In the dark blackout of the theatre, I feel an invitation. To step out of the daylight me, while totally anonymous and yet part of a collective. There are so many primal emotions that leave all of us very vulnerable in our daily life, especially at the time we were children. As we evolve and grow up, we learn to survive by feeling our feelings less and less; we find manoeuvres and tactics to evade our emotions because the business of life needs to be carried out. Adulating is hard; why make it harder by fingering potent things?
But while watching a performance where an artist is painting a story with her body or voice, peeling back the layers of sensation and memory, deepening the emotion, throwing it right at you, it becomes easier to acknowledge those primordial feelings that never go away, never throb less, never stop making us as vulnerable as the first time we felt them. I do not allow myself to feel sad in my everyday life; but in the theatre I cry freely. I let me feel my throat choke and a rift emerge in my chest. I do nothing to fix myself. The grief that I have held back over the decades, finds a way to leak out of me in a dark auditorium full of strangers; I feel my feelings along with all of them, collectively and anonymously. I acknowledge my own sadness, knowing fully well that it is not merely mine; I share it with the world, with the character coming to life onstage, with the semi-lit torsos facing the heat of the stage.

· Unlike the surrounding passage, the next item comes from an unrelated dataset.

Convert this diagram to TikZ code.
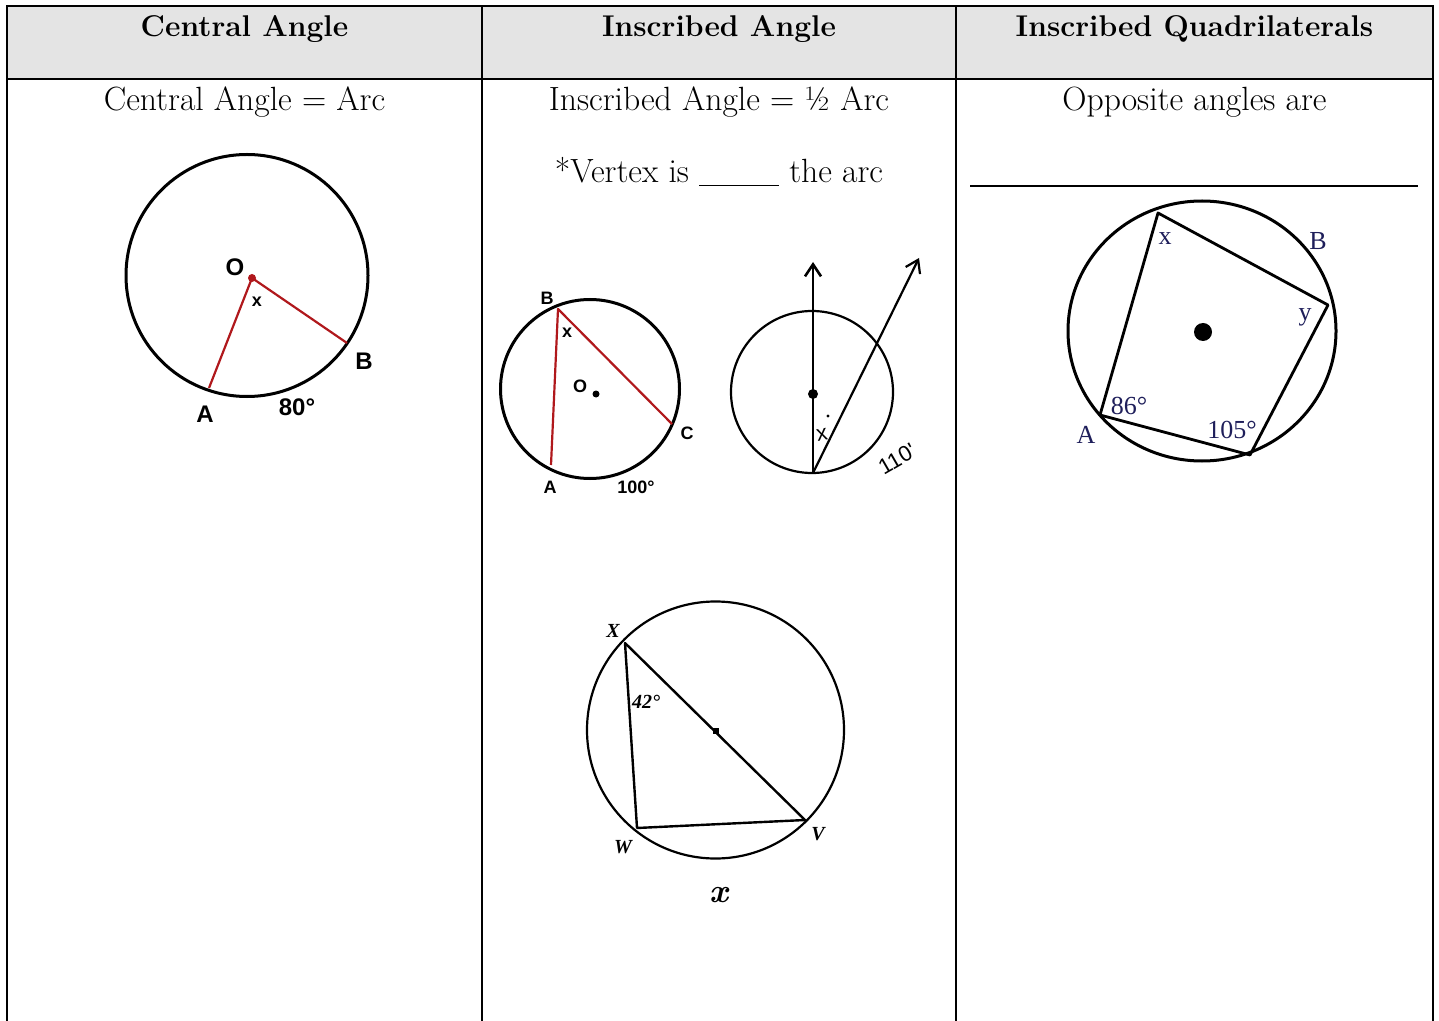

When this happens in classical dance for an audience, there is a name for it: saadhaaranikaran. It’s a centuries-old theoretical word for a never-old poetic experience: when the personal is alchemised into the universal. A ras is evoked; your mere everyday feelings are transformed into Emotion.
I think of saadhaaranikaran as an exercise in self-compassion: realising that your own emotion is part of a common humanity. Which is why you need to be sitting in that crowd and looking at a real person feeling this way. This is the moment when you know, and are comforted by this knowledge, that it’s not you alone who feels this way. You begin to recognise an emotion for what it is — fleeting, filling, moving — and not a truth about you. And then, collectively letting it go.
“Saadhaaran”, I used to scrunch my nose at that earlier — why would you call this lofty process ordinary? But now, very often, I think, why not? There is a pleasure in the ordinarification of profound things. It is a great and wonderful thing sometimes: to know that this enormous thing you are feeling, is not yours alone to bear. What is this, if not a tender point of human connection, an unbecoming, a great melding into the multitudes, like the crowd in a cool, dark auditorium?